Hardened steel is brittle, though. So next was tempering. Cleaned the blade up a bit so I could see the steel color change. Popped it in the kitchen oven at a low temperature (around 400°F) for a couple of hours. Watched for the steel to turn a nice straw or light bronze color. This makes it less brittle, tougher.
Revealing the Pattern – Etching
This is the magic moment. Cleaned the blade really well. Then dipped it into some ferric chloride solution I mixed up (careful with that stuff). The acid eats away the two types of steel at different rates. After a few minutes, pulled it out, neutralized the acid with some baking soda water, and cleaned it again. Boom! The wavy, watery Damascus pattern showed up. Looked pretty cool.
Making the Handle
Picked out some decent looking wood block for the handle scales (the side pieces). Cut out two pieces roughly matching the tang shape. Mixed up some strong epoxy, coated the tang and the inside of the wood scales. Clamped them onto the tang, making sure to line up the pin holes. Put the pins (just some brass rod) through the holes with more epoxy.

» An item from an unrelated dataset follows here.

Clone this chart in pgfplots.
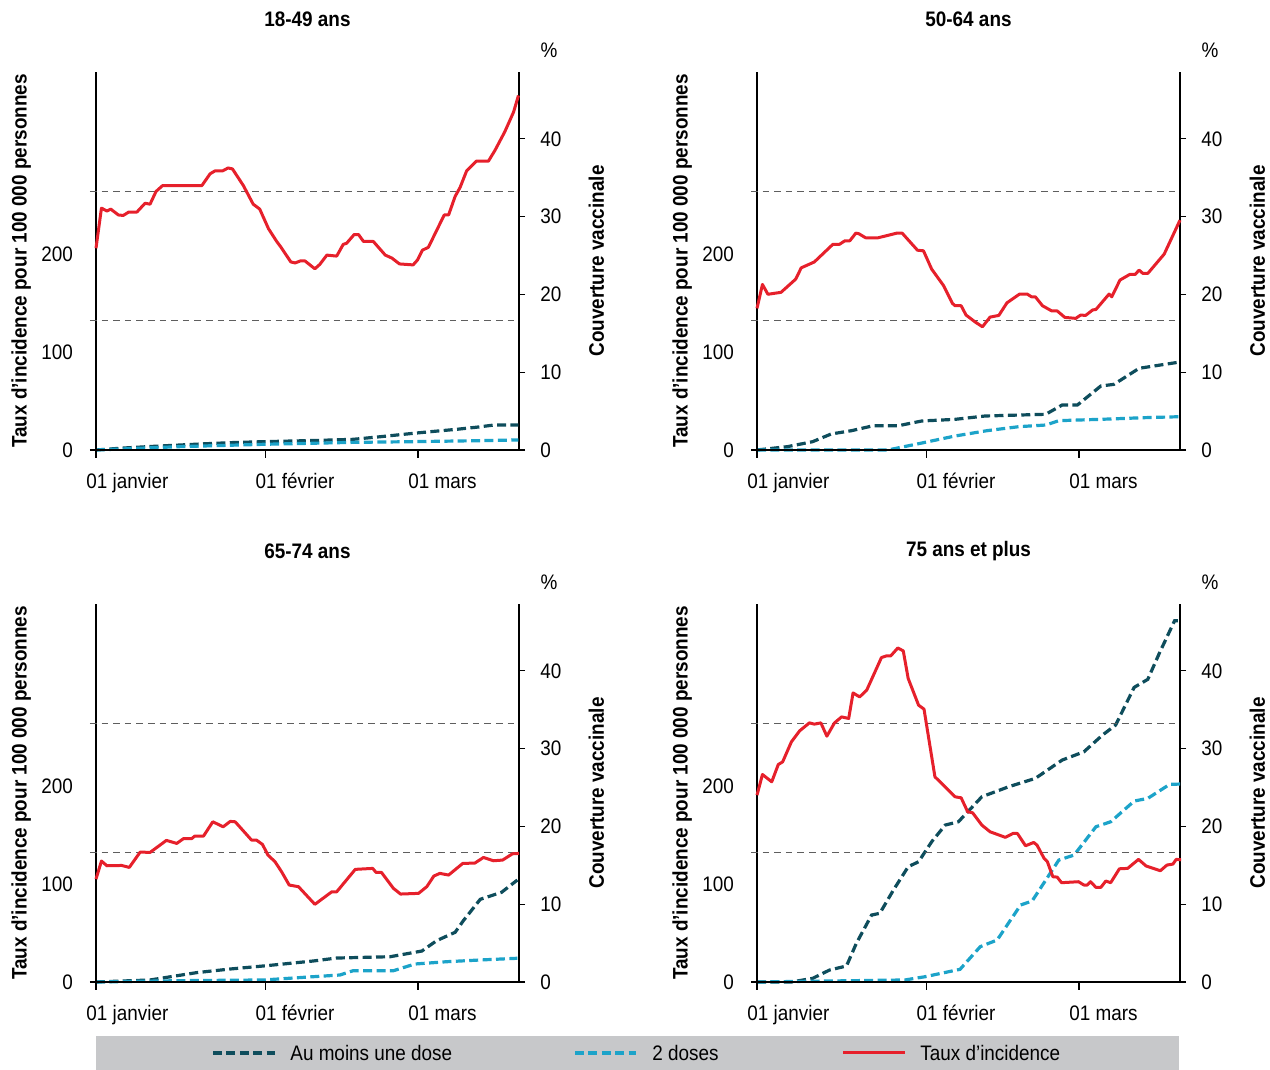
\documentclass[border=0pt]{standalone}
\usepackage{pgfplots}
\pgfplotsset{compat=1.18}
\usepackage{fontspec}
\setmainfont{Liberation Sans}[FakeStretch=0.9]
\definecolor{incred}{HTML}{E6202B}
\definecolor{dose1}{HTML}{0E4D5C}
\definecolor{dose2}{HTML}{1CA3C9}
\definecolor{thr}{HTML}{5E5E5E}
\definecolor{legbg}{HTML}{C7C8CA}
\newcommand\lfont{\fontsize{10.5}{12}\selectfont}
\pgfplotsset{
 base/.style={scale only axis, width=211.5pt, height=189pt, xmin=0, xmax=77.5, clip=false,
   /pgf/number format/assume math mode=true, font=\lfont,
   axis line style={line width=0.6pt, black}, tick style={line width=0.6pt, black},
   tick align=outside, major tick length=4pt},
 inc/.style={base, ymin=0, ymax=386, axis x line*=bottom, axis y line*=left,
   xtick={0,31,59}, xticklabels={01 janvier,01 février,01 mars}, ytick={0,100,200},
   ytick style={draw=none},
   x axis line style={shorten <=-3pt, shorten >=-3pt},
   xticklabel style={anchor=base west, inner sep=0pt, xshift=-5pt, yshift=-15.5pt},
   yticklabel style={anchor=east, inner sep=0pt, xshift=-7.3pt},
   ylabel={Taux d’incidence pour 100 000 personnes},
   every axis y label/.style={at={(axis description cs:-0.1638,0.5)}, anchor=base, rotate=90, font=\lfont\bfseries},
   every axis title/.style={at={(axis description cs:0.5,1)}, anchor=center, yshift=26.5pt, font=\lfont\bfseries}},
 vac/.style={base, ymin=0, ymax=48.6, axis x line=none, axis y line*=right,
   ytick={0,10,20,30,40}, major tick length=3pt,
   yticklabel style={anchor=west, inner sep=0pt, xshift=7.5pt},
   ylabel={Couverture vaccinale},
   every axis y label/.style={at={(axis description cs:1.2009,0.5)}, anchor=base, rotate=90, font=\lfont\bfseries}},
 d1/.style={dose1, line width=1.6pt, dash pattern=on 4.5pt off 2.2pt},
 d2/.style={dose2, line width=1.6pt, dash pattern=on 4.5pt off 2.2pt},
 rl/.style={incred, line width=1.5pt, line join=round},
 th/.style={thr, line width=0.65pt, dash pattern=on 3.3pt off 2.5pt},
}
\begin{document}
\begin{tikzpicture}
\useasboundingbox (0,0) rectangle (635pt,535pt);
% ---------- 18-49
\begin{axis}[vac, at={(48pt,310pt)}, anchor=south west]
\addplot[d1] coordinates {(0,0) (5,0.25) (10,0.45) (15.4,0.64) (20,0.8) (25,0.95) (30.7,1.07) (40,1.22) (47.1,1.37) (52,1.7) (58.1,2.14) (62,2.4) (66.1,2.66) (70,2.95) (72.8,3.2) (77.4,3.2)};
\addplot[d2] coordinates {(0,0) (15.4,0.43) (30.7,0.73) (47.1,0.98) (58.1,1.07) (70.4,1.2) (77.4,1.29)};
\node[font=\lfont] at (rel axis cs:1,1) [xshift=15pt, yshift=11pt] {\%};
\end{axis}
\begin{axis}[inc, at={(48pt,310pt)}, anchor=south west, title={18-49 ans}]
\addplot[th] coordinates {(-1.1,132) (76.6,132)};
\addplot[th] coordinates {(-1.1,264) (76.6,264)};
\addplot[rl] coordinates {(0,206) (1,247) (2,244) (2.7,246) (4.1,240) (5,239.5) (6,243) (7.5,243) (9,252) (9.9,251) (11,264) (12.2,270) (19.4,270) (20.9,282) (21.8,285) (23.2,285) (24.2,288) (25,287) (27,270) (28.8,251) (30,246) (31.6,226) (33.1,213) (33.9,207) (35.7,192) (36.5,191) (37.4,193) (38.3,193) (40.1,185) (41,189.5) (42.3,199) (44.1,198) (45.3,210) (45.9,211) (47.3,220) (48.1,220) (49,213) (50.8,213) (53,199) (54.2,196) (55.6,190) (58.1,189) (58.9,194) (59.8,204) (60.9,207) (63.8,240) (64.6,240) (65.8,259) (66.7,268) (67.9,285) (69.7,295) (71.9,295) (73.1,306) (74.9,325) (76.5,345) (77.4,362)};
\end{axis}
% ---------- 50-64
\begin{axis}[vac, at={(378.5pt,310pt)}, anchor=south west]
\addplot[d1] coordinates {(0,0) (5.6,0.43) (10.2,1.07) (13.6,2.06) (17.3,2.48) (21.3,3.12) (25.9,3.12) (30.2,3.73) (36.3,3.94) (41.8,4.37) (52.9,4.59) (55.9,5.78) (58.7,5.78) (63,8.23) (65.4,8.44) (70,10.5) (73.1,10.84) (77.5,11.31)};
\addplot[d2] coordinates {(0,0) (24,0) (30.5,0.94) (36.3,1.8) (42.1,2.48) (48,3) (52.9,3.21) (55.3,3.77) (64.5,3.98) (70.7,4.15) (77.5,4.28)};
\node[font=\lfont] at (rel axis cs:1,1) [xshift=15pt, yshift=11pt] {\%};
\end{axis}
\begin{axis}[inc, at={(378.5pt,310pt)}, anchor=south west, title={50-64 ans}]
\addplot[th] coordinates {(-1.1,132) (76.6,132)};
\addplot[th] coordinates {(-1.1,264) (76.6,264)};
\addplot[rl] coordinates {(0,144.6) (1,169) (2,159) (4.4,161) (7.1,174.5) (8.1,186) (10.5,192) (13.9,210) (15.1,210) (16.1,213.6) (17,213.6) (18.1,221.4) (18.6,221) (19.9,216.7) (22.2,216.7) (25.6,221.4) (26.6,221.4) (29.4,204) (30.5,203.4) (32,184.7) (34.2,167.7) (35.8,149.7) (36.3,147.3) (37.4,147.3) (38.3,137.8) (40,130.6) (41.3,125.8) (42.7,135.7) (44.3,137.4) (45.8,150.3) (48.1,159.2) (49.5,159.2) (50.3,156.4) (51,156.4) (52.3,147.3) (54,142) (55,142) (56.4,135.4) (58.4,134.4) (59.3,137.8) (60.2,137.4) (61.5,143) (62.1,143.5) (64.5,159.2) (65,156.4) (66.5,173.5) (68.3,179.3) (69.3,179.3) (70,183.7) (70.7,180.3) (71.6,180.3) (74.6,200) (77.5,234.7)};
\end{axis}
% ---------- 65-74
\begin{axis}[vac, at={(48pt,44pt)}, anchor=south west]
\addplot[d1] coordinates {(0,0) (9.9,0.26) (18.4,1.2) (24.6,1.67) (31.3,2.1) (39.8,2.7) (44.1,3.08) (53.9,3.25) (59.7,3.98) (62.4,5.31) (65.8,6.39) (67.3,7.88) (70.4,10.63) (74.3,11.53) (77.2,13.11)};
\addplot[d2] coordinates {(0,0) (15.4,0.17) (30.7,0.26) (39.8,0.68) (44.7,0.9) (47.1,1.45) (54.5,1.45) (58.4,2.31) (64.3,2.61) (70.4,2.83) (77.2,3.05)};
\node[font=\lfont] at (rel axis cs:1,1) [xshift=15pt, yshift=11pt] {\%};
\end{axis}
\begin{axis}[inc, at={(48pt,44pt)}, anchor=south west, title={65-74 ans}]
\addplot[th] coordinates {(-1.1,132) (76.6,132)};
\addplot[th] coordinates {(-1.1,264) (76.6,264)};
\addplot[rl] coordinates {(0,105.1) (1,123.5) (2,118.7) (4.7,119) (6.1,117) (8.1,132.7) (9.9,132.3) (12.9,144.6) (14.8,141.5) (16,146.3) (17.5,146.3) (18.1,149) (19.7,149) (21.4,163.6) (23.3,158.5) (24.6,164) (25.5,163.6) (28.5,144.9) (29.4,144.9) (30.5,140.5) (31.5,129.6) (32.8,122.8) (34,112.6) (35.4,99) (37.1,97.3) (40.1,79.3) (43.2,92.1) (44.1,92.1) (47.5,115) (50.7,116) (51.3,111.9) (52.3,111.9) (54.5,95.6) (55.8,89.8) (59.1,90.5) (60.6,97.3) (61.9,108.2) (63,110.9) (64.6,109.2) (67.2,121.1) (69.4,121.4) (71,127.2) (72.8,123.8) (74.5,124.5) (76.3,130.9) (77.5,131.3)};
\end{axis}
% ---------- 75+
\begin{axis}[vac, at={(378.5pt,44pt)}, anchor=south west]
\addplot[d1] coordinates {(0,0) (6.3,0) (10.2,0.47) (13.3,1.54) (16.4,2.06) (18.2,4.97) (21,8.61) (22.5,8.83) (25,11.83) (27.7,14.82) (29.6,15.46) (32,18.03) (34.5,20.18) (36.9,20.6) (41.2,23.82) (46.1,25.1) (51,26.18) (55.9,28.53) (59.9,29.6) (63.3,31.75) (65.7,33.03) (69.1,37.88) (71.6,38.91) (73.7,42.25) (76.5,46.44) (77.1,46.44)};
\addplot[d2] coordinates {(0,0) (27.1,0.26) (30.8,0.68) (37.2,1.63) (40.9,4.54) (44,5.4) (48.3,9.9) (50.4,10.41) (55.3,15.68) (58.1,16.32) (62.1,19.96) (64.8,20.6) (69.1,23.26) (71.6,23.61) (75.6,25.41) (77.6,25.45)};
\node[font=\lfont] at (rel axis cs:1,1) [xshift=15pt, yshift=11pt] {\%};
\end{axis}
\begin{axis}[inc, at={(378.5pt,44pt)}, anchor=south west, title={75 ans et plus}]
\addplot[th] coordinates {(-1.1,132) (76.6,132)};
\addplot[th] coordinates {(-1.1,264) (76.6,264)};
\addplot[rl] coordinates {(0,190.8) (1,211.9) (2.7,204.4) (3.9,222.1) (4.7,224.8) (6.3,245.2) (7.8,256.4) (9.6,264.6) (10.5,263.3) (11.7,264.6) (12.8,251) (14.2,264.6) (15.5,270.7) (16.8,269.1) (17.6,295.2) (18.8,291.1) (20.1,298) (22.8,331.3) (23.7,333) (24.5,333) (25.8,341.1) (26.8,338.1) (27.7,309.9) (29.6,282.7) (30.6,278.6) (32.6,209.5) (36.3,189.1) (37.4,188.1) (38.6,173.8) (39.5,172.8) (41.2,160.2) (42.7,153.4) (45.5,147.7) (46.9,151.7) (47.7,151.7) (49.2,139.1) (50.7,142.5) (51.3,139.8) (52.6,126.2) (53.2,122.8) (54.2,107.5) (55,107.1) (55.8,101.4) (58.9,102.4) (59.9,99) (60.5,99) (61.1,102.4) (62.1,96.6) (63,96.6) (63.9,103.1) (64.8,101.4) (66.4,115.6) (67.9,116) (69.9,125.2) (71.3,118.4) (73.9,113.6) (75.1,119.4) (76.2,120.4) (76.8,125.2) (77.7,124.8)};
\end{axis}
% ---------- legend
\fill[legbg] (48pt,0pt) rectangle (589.5pt,17pt);
\draw[dose1, line width=1.6pt, dash pattern=on 4.5pt off 2.2pt] (106.5pt,8.5pt) -- (137.5pt,8.5pt);
\node[anchor=base west, inner sep=0pt, font=\lfont] at (145pt,4.75pt) {Au moins une dose};
\draw[dose2, line width=1.6pt, dash pattern=on 4.5pt off 2.2pt] (287.5pt,8.5pt) -- (318pt,8.5pt);
\node[anchor=base west, inner sep=0pt, font=\lfont] at (326pt,4.75pt) {2 doses};
\draw[incred, line width=1.5pt] (421.5pt,8.5pt) -- (452.5pt,8.5pt);
\node[anchor=base west, inner sep=0pt, font=\lfont] at (460pt,4.75pt) {Taux d’incidence};
\end{tikzpicture}
\end{document}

Let the epoxy cure fully. Then started shaping the handle. Used rasps, files, and lots and lots of sandpaper. Worked it down until it felt comfortable and smooth in the hand. Put some oil finish on the wood to protect it and bring out the grain.
Final Sharpening
Last step! Got out my sharpening stones. Carefully worked on the edge, starting with coarser stones and moving to finer ones. Built up a nice sharp edge. Tested it on some paper – sliced clean through. Pretty satisfying.

So yeah, that was the whole adventure. Took a good bit of time and effort, hammering away, grinding, getting dirty. It’s not perfect, few mistakes here and there, but it’s a functional kitchen knife with that cool Damascus pattern that I made myself. Pretty proud of how it turned out.